## Data lines
◆ ◆ ◆ ◆

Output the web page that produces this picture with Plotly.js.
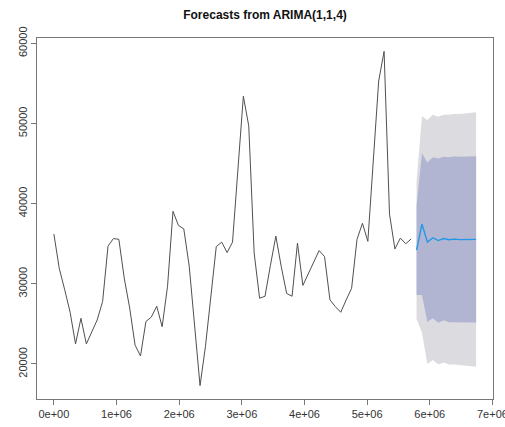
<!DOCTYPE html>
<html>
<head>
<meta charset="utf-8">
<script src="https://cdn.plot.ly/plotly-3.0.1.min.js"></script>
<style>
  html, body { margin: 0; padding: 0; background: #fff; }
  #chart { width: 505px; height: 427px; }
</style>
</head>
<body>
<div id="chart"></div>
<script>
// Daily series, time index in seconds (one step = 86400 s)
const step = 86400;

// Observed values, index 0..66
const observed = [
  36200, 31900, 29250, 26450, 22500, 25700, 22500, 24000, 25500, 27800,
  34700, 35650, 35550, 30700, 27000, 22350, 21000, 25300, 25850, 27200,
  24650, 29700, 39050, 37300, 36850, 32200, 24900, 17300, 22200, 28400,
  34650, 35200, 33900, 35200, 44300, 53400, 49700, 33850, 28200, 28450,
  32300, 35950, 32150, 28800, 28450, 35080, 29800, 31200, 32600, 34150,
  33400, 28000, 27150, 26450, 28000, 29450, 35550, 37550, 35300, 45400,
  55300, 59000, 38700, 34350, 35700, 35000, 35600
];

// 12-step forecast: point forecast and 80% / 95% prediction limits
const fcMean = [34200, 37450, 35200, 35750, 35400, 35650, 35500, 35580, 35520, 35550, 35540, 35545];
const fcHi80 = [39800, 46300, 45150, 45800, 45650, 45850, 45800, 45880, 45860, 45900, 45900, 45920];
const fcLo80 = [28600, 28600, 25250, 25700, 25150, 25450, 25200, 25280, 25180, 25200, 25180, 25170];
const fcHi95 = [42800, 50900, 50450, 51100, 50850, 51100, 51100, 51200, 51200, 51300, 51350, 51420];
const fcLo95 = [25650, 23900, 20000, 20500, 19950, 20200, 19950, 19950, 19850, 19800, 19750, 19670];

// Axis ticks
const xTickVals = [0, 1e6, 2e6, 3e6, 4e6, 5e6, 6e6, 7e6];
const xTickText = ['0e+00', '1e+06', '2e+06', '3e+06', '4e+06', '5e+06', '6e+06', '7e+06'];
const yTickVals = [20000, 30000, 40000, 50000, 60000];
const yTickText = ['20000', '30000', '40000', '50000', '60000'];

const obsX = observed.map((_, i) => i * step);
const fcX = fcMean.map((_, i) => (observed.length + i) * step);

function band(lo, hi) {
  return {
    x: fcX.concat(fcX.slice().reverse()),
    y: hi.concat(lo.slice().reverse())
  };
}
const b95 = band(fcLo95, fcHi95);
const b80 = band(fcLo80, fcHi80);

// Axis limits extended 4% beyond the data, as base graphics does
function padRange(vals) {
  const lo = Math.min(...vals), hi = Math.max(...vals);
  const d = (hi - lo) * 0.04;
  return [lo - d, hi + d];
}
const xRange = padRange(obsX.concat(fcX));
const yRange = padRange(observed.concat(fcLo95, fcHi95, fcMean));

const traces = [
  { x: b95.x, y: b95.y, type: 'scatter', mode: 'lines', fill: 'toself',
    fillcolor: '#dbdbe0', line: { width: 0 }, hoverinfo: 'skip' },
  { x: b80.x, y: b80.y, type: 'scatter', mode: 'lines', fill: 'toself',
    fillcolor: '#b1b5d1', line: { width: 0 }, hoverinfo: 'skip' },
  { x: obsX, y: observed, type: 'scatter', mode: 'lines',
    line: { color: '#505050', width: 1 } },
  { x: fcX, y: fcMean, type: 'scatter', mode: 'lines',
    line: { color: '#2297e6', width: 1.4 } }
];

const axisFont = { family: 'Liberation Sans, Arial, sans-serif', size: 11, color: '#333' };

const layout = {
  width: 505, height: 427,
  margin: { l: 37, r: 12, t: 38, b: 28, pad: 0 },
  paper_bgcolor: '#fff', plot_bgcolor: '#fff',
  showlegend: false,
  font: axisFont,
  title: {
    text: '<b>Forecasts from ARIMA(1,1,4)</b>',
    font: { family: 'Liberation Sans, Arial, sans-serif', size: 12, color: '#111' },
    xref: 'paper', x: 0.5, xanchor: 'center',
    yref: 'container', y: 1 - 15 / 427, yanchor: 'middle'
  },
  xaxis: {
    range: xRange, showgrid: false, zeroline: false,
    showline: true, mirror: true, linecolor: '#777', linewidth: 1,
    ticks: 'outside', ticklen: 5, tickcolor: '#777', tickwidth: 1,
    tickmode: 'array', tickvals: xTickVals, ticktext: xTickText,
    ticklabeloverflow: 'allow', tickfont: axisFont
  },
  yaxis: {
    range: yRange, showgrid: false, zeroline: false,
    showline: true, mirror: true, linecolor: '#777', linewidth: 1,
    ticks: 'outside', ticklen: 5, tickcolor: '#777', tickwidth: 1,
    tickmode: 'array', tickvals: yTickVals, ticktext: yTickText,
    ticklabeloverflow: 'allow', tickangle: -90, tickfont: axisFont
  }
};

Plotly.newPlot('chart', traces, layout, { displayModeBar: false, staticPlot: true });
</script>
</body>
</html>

◆ ◆ ◆ ◆

## Work instructions
Write out again exactly the lines from the start of the data above through the line containing "const b80 = band(fcLo80, fcHi80);", inclusive, excluding any pictures.

## Task answer
Output the web page that produces this picture with Plotly.js.
<!DOCTYPE html>
<html>
<head>
<meta charset="utf-8">
<script src="https://cdn.plot.ly/plotly-3.0.1.min.js"></script>
<style>
  html, body { margin: 0; padding: 0; background: #fff; }
  #chart { width: 505px; height: 427px; }
</style>
</head>
<body>
<div id="chart"></div>
<script>
// Daily series, time index in seconds (one step = 86400 s)
const step = 86400;

// Observed values, index 0..66
const observed = [
  36200, 31900, 29250, 26450, 22500, 25700, 22500, 24000, 25500, 27800,
  34700, 35650, 35550, 30700, 27000, 22350, 21000, 25300, 25850, 27200,
  24650, 29700, 39050, 37300, 36850, 32200, 24900, 17300, 22200, 28400,
  34650, 35200, 33900, 35200, 44300, 53400, 49700, 33850, 28200, 28450,
  32300, 35950, 32150, 28800, 28450, 35080, 29800, 31200, 32600, 34150,
  33400, 28000, 27150, 26450, 28000, 29450, 35550, 37550, 35300, 45400,
  55300, 59000, 38700, 34350, 35700, 35000, 35600
];

// 12-step forecast: point forecast and 80% / 95% prediction limits
const fcMean = [34200, 37450, 35200, 35750, 35400, 35650, 35500, 35580, 35520, 35550, 35540, 35545];
const fcHi80 = [39800, 46300, 45150, 45800, 45650, 45850, 45800, 45880, 45860, 45900, 45900, 45920];
const fcLo80 = [28600, 28600, 25250, 25700, 25150, 25450, 25200, 25280, 25180, 25200, 25180, 25170];
const fcHi95 = [42800, 50900, 50450, 51100, 50850, 51100, 51100, 51200, 51200, 51300, 51350, 51420];
const fcLo95 = [25650, 23900, 20000, 20500, 19950, 20200, 19950, 19950, 19850, 19800, 19750, 19670];

// Axis ticks
const xTickVals = [0, 1e6, 2e6, 3e6, 4e6, 5e6, 6e6, 7e6];
const xTickText = ['0e+00', '1e+06', '2e+06', '3e+06', '4e+06', '5e+06', '6e+06', '7e+06'];
const yTickVals = [20000, 30000, 40000, 50000, 60000];
const yTickText = ['20000', '30000', '40000', '50000', '60000'];

const obsX = observed.map((_, i) => i * step);
const fcX = fcMean.map((_, i) => (observed.length + i) * step);

function band(lo, hi) {
  return {
    x: fcX.concat(fcX.slice().reverse()),
    y: hi.concat(lo.slice().reverse())
  };
}
const b95 = band(fcLo95, fcHi95);
const b80 = band(fcLo80, fcHi80);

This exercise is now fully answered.